Performing a chi-square test of independence in Excel involves several key steps that streamline the process of determining whether two categorical variables are related. For example, consider a store investigating if customer membership status (member or non-member) is independent of the purchase method (online, phone, or in-store). This test begins by formulating hypotheses: the null hypothesis states that the variables are independent, while the alternative hypothesis claims they are dependent.
To conduct the test, start by organizing the observed frequencies into a contingency table. If row and column totals are not provided, use Excel’s =SUM() function to calculate these totals efficiently. For instance, summing the values in each purchase method column or membership status row helps establish the marginal totals, which are essential for calculating expected frequencies.
Expected values for each cell in the contingency table are computed using the formula:
\[\text{Expected value} = \frac{(\text{Row total}) \times (\text{Column total})}{\text{Grand total}}\]
This calculation reflects the frequency expected if the two variables were truly independent. It is common for expected values to be decimal numbers, which is perfectly acceptable in chi-square tests.
Once the expected values are organized in a separate table, Excel’s =CHISQ.TEST() function can be used to find the p-value. This function requires two inputs: the range of observed frequencies and the range of expected frequencies. The resulting p-value indicates the probability of observing the data assuming the null hypothesis is true.

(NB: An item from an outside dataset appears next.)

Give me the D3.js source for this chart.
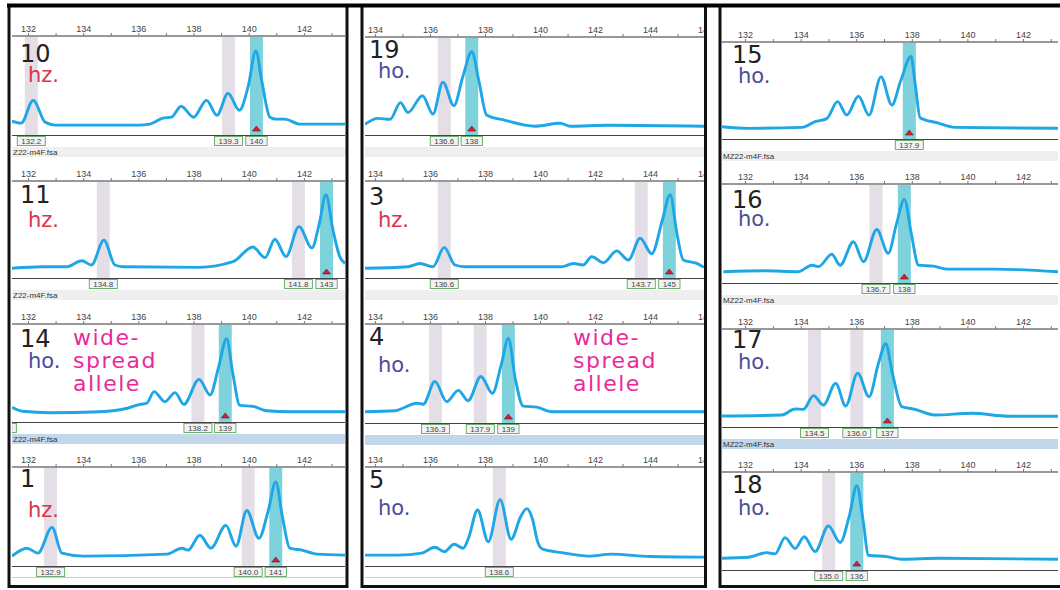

Comparing the p-value to the significance level (commonly α = 0.05) guides the conclusion. If the p-value is greater than α, as in the example where it was approximately 0.9, we fail to reject the null hypothesis, suggesting no sufficient evidence to claim dependence between membership status and purchase method.
It is important to note that the computational steps for chi-square tests of independence and homogeneity are identical; only the interpretation and wording of hypotheses differ. Mastery of these Excel techniques enables efficient analysis of categorical data relationships, enhancing decision-making based on statistical evidence.